Stored dataset items:

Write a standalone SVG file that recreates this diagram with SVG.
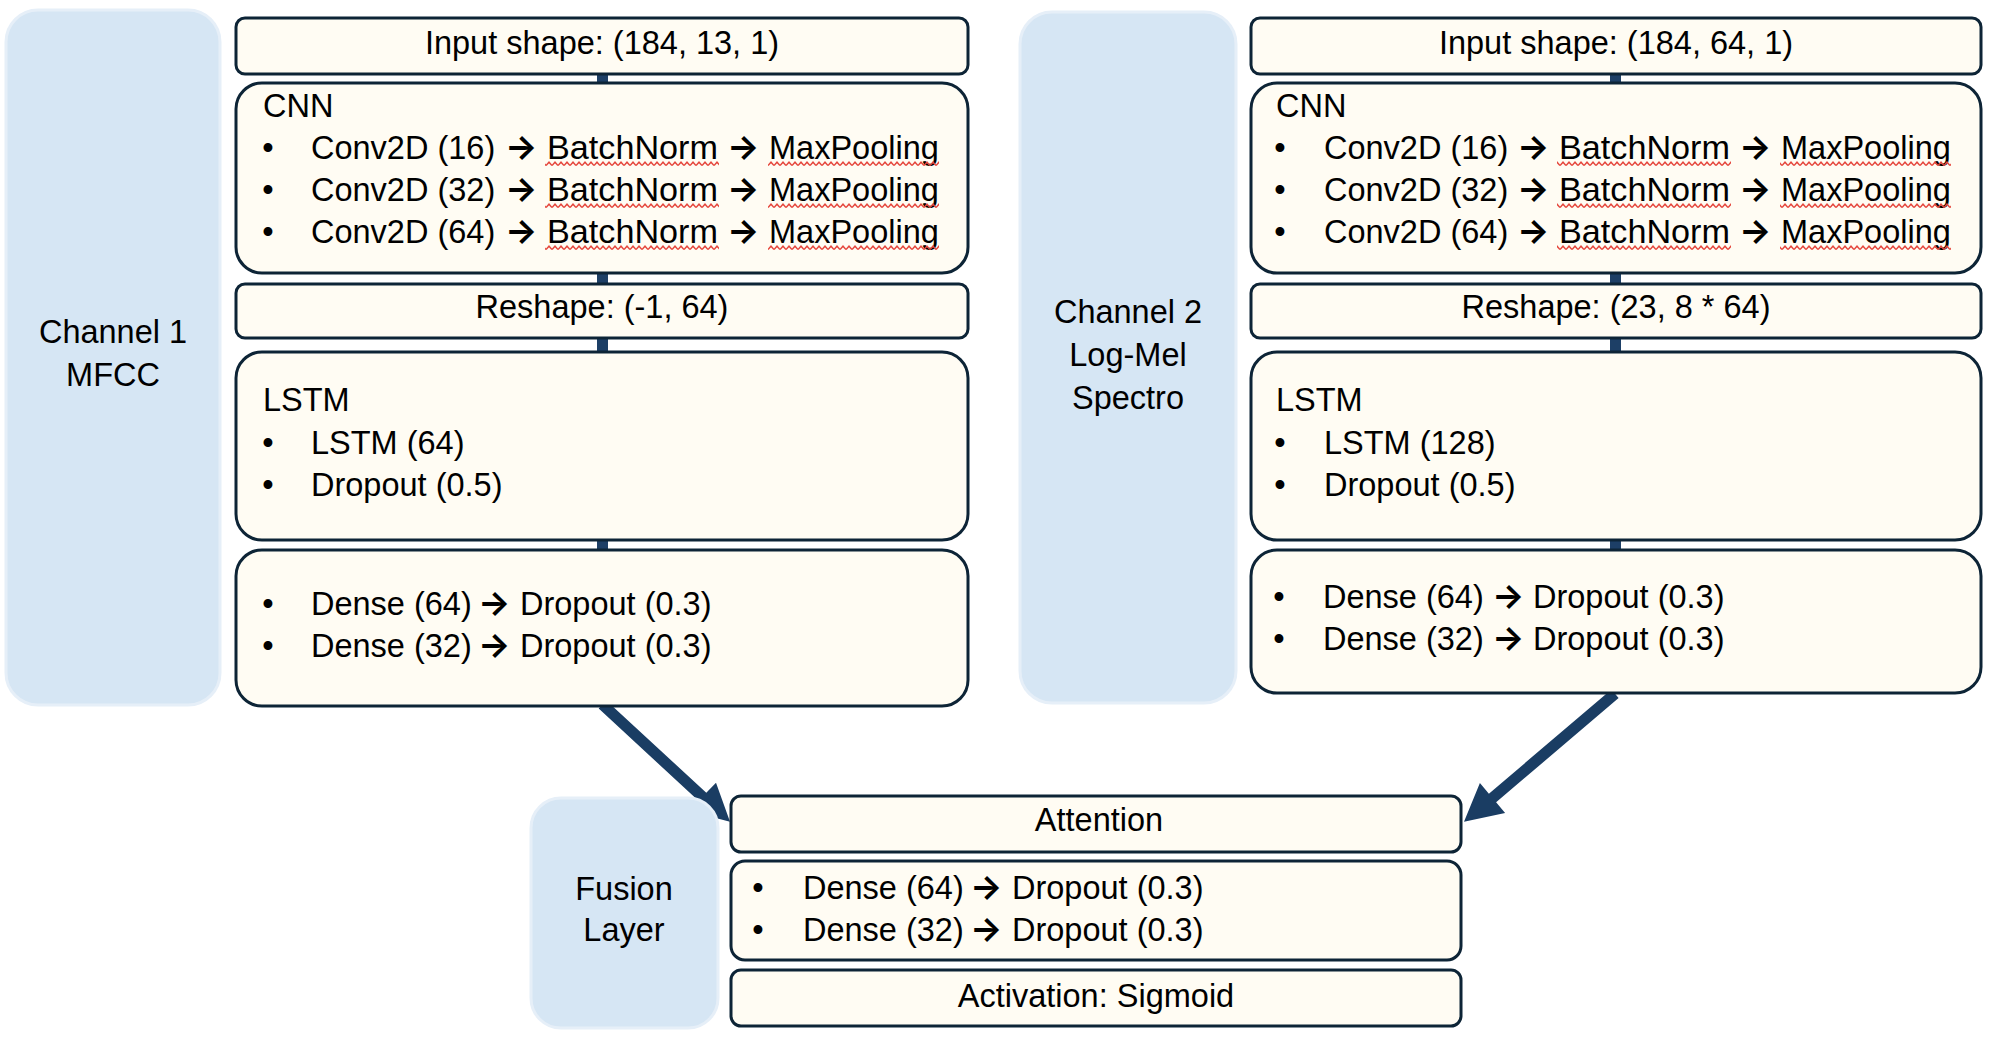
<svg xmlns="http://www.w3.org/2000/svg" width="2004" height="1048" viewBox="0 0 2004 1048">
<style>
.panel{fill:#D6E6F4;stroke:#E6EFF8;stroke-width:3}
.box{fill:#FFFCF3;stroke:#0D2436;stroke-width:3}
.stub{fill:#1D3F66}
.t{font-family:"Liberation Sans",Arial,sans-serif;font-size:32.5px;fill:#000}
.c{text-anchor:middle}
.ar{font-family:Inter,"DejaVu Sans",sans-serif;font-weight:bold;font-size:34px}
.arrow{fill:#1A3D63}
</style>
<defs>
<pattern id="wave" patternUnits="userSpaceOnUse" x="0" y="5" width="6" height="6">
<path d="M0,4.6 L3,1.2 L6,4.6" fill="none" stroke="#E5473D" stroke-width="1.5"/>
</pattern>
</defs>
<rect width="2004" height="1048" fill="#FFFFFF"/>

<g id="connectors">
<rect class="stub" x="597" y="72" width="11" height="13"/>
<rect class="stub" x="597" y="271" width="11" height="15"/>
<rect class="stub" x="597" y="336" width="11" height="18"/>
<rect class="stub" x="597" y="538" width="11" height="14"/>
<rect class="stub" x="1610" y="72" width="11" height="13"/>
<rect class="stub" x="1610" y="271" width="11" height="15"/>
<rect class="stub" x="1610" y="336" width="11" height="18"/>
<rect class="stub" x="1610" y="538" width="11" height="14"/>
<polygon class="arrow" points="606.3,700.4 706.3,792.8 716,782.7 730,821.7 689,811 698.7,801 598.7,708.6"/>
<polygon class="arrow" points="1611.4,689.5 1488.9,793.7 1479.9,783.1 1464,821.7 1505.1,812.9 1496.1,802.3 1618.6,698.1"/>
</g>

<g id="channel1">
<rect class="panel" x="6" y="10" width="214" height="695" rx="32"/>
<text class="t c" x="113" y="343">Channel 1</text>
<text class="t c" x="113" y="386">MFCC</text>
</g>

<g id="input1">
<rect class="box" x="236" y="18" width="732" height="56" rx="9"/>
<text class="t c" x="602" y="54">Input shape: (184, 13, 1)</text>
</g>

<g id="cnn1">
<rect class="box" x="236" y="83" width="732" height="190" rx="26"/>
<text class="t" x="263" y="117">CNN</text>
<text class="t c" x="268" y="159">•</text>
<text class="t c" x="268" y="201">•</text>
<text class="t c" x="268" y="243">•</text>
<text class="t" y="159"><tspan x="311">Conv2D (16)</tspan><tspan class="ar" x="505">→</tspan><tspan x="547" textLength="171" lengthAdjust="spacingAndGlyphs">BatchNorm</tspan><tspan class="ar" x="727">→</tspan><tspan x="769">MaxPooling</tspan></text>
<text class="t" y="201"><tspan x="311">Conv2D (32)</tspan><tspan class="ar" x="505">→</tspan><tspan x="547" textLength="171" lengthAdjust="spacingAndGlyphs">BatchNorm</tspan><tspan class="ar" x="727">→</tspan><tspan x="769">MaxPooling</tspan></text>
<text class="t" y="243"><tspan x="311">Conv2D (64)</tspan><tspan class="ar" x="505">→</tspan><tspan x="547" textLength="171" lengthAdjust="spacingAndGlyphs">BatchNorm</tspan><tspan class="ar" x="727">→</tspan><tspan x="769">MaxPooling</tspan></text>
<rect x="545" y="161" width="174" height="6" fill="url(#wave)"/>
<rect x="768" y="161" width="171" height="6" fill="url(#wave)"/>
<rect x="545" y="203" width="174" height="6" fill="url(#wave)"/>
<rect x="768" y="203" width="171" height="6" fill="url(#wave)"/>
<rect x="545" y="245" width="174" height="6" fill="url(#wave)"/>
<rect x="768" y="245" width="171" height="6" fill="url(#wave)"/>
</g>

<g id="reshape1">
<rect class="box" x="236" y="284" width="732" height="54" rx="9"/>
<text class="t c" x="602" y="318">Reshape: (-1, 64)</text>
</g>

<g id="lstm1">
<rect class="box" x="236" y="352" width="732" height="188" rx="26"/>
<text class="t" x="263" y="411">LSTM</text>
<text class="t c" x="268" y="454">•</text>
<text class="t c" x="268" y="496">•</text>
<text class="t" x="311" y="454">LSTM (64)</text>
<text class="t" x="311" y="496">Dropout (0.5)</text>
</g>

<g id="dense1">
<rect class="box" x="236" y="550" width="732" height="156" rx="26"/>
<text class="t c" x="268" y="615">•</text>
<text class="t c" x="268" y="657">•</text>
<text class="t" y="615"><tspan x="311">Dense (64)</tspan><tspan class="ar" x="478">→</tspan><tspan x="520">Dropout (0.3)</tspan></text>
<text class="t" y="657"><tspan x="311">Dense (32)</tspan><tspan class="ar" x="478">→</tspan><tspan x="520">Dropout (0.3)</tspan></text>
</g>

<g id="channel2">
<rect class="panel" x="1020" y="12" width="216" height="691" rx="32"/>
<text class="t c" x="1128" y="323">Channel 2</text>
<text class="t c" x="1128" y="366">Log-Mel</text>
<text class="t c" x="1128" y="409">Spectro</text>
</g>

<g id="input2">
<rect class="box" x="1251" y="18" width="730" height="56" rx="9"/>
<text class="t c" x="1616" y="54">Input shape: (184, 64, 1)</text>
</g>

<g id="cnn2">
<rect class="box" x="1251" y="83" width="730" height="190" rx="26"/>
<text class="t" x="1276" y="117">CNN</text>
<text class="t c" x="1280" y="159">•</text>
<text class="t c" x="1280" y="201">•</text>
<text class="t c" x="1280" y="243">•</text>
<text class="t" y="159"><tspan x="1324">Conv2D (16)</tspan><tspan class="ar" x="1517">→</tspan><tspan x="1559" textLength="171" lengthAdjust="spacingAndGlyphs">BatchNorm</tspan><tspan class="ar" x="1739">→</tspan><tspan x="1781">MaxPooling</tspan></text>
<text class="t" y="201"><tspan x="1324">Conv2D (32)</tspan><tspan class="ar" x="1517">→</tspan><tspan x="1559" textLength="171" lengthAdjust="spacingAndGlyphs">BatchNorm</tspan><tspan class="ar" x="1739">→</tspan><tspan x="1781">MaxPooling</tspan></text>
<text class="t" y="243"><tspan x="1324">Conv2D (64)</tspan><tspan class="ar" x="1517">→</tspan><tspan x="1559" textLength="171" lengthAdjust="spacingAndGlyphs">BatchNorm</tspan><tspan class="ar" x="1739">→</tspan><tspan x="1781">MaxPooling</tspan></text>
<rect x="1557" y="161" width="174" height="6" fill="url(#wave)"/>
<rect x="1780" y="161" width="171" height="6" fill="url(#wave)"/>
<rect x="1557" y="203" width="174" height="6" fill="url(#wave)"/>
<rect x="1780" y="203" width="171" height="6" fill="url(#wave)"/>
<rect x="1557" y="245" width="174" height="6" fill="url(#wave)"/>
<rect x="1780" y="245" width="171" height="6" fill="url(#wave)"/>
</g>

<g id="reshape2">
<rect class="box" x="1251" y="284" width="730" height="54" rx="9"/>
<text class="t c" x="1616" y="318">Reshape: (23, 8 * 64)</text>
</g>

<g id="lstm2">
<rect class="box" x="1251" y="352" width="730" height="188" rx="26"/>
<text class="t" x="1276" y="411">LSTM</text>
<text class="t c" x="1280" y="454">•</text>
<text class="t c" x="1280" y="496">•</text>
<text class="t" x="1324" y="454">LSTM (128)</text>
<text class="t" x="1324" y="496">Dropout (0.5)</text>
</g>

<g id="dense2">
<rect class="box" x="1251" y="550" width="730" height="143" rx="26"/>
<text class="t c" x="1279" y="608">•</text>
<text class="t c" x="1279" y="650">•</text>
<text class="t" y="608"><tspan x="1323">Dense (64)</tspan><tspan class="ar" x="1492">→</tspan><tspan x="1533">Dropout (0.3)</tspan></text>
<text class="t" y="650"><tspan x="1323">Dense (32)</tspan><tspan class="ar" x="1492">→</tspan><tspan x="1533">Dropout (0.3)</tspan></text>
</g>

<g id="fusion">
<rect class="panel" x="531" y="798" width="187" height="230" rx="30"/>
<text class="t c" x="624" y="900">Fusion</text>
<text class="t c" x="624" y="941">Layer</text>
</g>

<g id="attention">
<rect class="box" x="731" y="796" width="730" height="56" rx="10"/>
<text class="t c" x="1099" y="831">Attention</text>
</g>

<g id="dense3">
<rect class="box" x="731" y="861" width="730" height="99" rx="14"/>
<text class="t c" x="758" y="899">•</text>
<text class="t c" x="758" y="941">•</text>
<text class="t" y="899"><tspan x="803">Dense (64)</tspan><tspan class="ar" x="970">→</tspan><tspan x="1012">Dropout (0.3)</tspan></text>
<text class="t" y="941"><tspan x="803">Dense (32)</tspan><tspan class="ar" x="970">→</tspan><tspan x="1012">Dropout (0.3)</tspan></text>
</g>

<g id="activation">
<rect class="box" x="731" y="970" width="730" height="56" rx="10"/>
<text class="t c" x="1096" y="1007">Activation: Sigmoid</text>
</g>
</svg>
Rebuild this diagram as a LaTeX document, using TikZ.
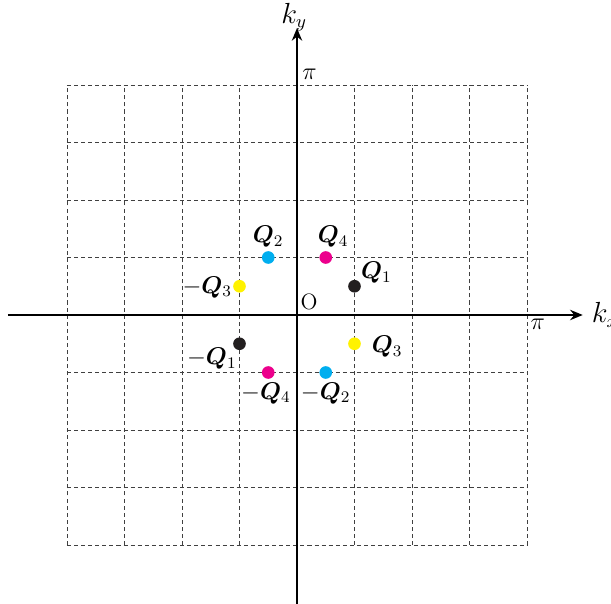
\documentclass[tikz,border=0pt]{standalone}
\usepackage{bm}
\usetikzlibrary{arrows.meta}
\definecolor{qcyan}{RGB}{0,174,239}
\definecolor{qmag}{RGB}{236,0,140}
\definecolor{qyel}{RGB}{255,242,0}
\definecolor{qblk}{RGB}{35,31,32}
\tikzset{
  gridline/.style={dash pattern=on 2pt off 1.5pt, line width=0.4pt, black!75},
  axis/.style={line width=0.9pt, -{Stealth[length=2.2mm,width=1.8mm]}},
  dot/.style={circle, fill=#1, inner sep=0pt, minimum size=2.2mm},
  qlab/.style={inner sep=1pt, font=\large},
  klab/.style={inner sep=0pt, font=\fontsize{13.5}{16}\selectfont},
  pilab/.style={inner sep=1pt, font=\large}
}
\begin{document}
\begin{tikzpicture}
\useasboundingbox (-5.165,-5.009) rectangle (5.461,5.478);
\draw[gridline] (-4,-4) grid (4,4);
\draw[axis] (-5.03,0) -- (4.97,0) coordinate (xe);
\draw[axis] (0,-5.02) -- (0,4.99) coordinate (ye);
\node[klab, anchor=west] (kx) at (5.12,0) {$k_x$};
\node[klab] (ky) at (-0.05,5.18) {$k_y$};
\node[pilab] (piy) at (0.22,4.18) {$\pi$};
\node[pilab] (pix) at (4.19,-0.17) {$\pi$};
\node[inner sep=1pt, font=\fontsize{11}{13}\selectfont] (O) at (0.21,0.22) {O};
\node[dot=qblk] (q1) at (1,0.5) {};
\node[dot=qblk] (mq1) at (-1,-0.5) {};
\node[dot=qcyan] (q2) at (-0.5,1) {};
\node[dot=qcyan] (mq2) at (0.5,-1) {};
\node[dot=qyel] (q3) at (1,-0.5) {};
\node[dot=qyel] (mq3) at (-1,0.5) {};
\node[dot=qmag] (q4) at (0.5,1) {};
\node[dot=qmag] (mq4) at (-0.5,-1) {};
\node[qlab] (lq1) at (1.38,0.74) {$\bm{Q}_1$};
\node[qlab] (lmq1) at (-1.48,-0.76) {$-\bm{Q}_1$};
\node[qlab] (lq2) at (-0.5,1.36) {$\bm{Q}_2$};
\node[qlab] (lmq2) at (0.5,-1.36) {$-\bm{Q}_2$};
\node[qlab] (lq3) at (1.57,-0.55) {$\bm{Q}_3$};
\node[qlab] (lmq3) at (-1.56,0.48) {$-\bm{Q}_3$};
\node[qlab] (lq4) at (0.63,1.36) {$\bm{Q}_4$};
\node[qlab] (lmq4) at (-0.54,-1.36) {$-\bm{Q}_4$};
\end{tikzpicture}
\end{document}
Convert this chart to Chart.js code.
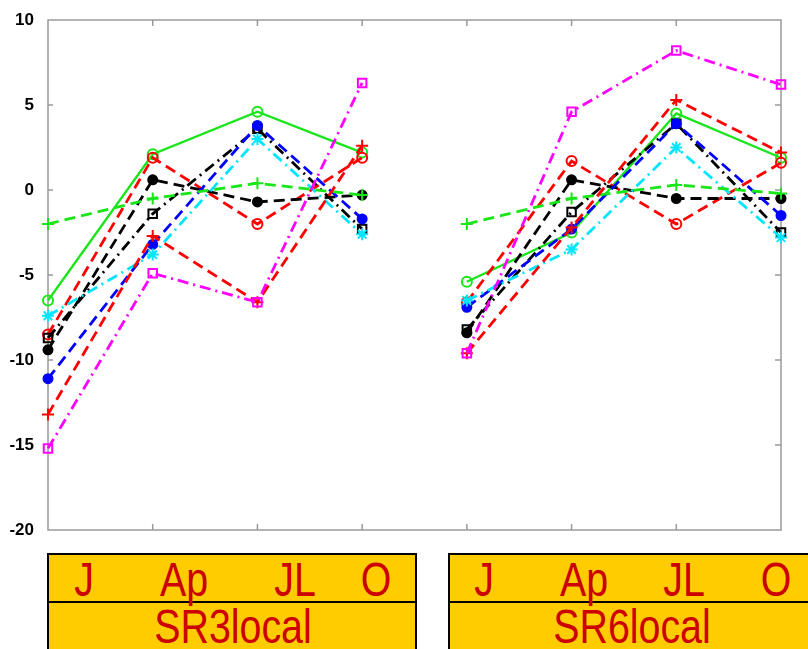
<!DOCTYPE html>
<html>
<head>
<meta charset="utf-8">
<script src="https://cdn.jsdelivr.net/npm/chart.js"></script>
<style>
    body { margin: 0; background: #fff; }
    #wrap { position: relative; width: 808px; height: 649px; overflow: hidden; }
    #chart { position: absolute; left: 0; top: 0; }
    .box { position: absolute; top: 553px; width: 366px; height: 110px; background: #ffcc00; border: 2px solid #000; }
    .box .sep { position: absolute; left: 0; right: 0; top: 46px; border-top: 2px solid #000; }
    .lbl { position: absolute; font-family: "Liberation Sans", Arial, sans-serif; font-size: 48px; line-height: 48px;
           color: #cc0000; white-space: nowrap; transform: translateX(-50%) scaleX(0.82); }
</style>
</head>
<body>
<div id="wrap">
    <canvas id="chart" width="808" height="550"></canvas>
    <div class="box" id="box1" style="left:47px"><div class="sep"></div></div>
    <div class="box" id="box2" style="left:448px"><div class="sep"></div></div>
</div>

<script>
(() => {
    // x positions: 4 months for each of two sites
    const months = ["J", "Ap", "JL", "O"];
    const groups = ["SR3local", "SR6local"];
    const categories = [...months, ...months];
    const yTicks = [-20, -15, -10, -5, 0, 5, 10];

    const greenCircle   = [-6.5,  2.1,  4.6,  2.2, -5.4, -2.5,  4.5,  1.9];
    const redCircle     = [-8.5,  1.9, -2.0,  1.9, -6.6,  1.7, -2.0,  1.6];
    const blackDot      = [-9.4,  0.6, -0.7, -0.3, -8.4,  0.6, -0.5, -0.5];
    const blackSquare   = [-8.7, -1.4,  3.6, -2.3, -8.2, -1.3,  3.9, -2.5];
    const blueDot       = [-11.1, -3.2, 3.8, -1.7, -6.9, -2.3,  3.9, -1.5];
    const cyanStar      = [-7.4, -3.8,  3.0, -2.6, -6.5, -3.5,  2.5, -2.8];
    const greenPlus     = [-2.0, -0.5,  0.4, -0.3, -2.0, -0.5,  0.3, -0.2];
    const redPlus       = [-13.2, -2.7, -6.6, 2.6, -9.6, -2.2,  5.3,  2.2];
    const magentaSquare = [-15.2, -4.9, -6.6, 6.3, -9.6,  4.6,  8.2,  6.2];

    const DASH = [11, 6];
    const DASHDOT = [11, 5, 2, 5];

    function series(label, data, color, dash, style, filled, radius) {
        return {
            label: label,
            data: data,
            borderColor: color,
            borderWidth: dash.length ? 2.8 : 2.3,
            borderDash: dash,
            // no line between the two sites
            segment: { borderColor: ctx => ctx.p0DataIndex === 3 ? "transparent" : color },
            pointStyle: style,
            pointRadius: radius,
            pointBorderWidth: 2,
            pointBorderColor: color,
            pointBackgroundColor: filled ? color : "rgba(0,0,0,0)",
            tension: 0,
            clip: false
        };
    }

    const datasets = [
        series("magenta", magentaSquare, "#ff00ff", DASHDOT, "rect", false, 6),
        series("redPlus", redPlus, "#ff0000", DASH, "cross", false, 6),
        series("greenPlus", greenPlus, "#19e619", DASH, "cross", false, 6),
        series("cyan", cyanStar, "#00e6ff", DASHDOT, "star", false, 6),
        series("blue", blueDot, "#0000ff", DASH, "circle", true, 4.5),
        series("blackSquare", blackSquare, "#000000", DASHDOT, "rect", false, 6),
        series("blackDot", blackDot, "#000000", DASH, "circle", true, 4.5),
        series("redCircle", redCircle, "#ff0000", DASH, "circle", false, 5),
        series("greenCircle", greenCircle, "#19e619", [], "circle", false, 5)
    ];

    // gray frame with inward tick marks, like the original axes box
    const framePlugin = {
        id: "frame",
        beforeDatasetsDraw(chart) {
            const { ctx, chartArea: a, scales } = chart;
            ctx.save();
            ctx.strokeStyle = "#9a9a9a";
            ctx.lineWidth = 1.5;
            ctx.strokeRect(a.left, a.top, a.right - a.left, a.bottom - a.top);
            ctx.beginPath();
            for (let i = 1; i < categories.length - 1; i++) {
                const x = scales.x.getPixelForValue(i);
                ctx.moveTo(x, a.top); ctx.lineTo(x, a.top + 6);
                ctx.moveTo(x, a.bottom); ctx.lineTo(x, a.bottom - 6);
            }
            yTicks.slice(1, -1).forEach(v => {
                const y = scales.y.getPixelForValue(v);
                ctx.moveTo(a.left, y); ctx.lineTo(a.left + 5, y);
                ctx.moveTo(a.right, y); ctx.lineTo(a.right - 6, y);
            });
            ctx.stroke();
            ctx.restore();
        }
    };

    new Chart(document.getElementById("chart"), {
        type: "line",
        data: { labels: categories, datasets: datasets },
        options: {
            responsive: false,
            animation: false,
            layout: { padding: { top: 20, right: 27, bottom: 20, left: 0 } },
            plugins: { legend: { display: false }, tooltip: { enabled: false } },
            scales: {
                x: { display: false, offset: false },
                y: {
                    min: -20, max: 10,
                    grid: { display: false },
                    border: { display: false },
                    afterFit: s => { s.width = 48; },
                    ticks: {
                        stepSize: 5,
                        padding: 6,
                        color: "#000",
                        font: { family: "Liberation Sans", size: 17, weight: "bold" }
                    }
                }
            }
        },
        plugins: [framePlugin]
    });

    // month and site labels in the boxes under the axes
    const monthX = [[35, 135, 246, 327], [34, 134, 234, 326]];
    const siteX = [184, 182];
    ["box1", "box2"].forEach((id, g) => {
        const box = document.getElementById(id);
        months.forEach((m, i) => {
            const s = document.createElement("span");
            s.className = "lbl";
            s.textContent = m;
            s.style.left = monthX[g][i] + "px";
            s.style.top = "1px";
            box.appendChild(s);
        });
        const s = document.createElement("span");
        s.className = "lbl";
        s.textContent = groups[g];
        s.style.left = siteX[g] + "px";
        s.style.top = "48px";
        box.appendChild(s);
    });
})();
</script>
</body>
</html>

What is asked: Copy all lines from the listing that contain "diagram".

Response for this exercise:
Write a standalone SVG file that recreates this diagram with SVG.
Rebuild this diagram as a LaTeX document, using TikZ.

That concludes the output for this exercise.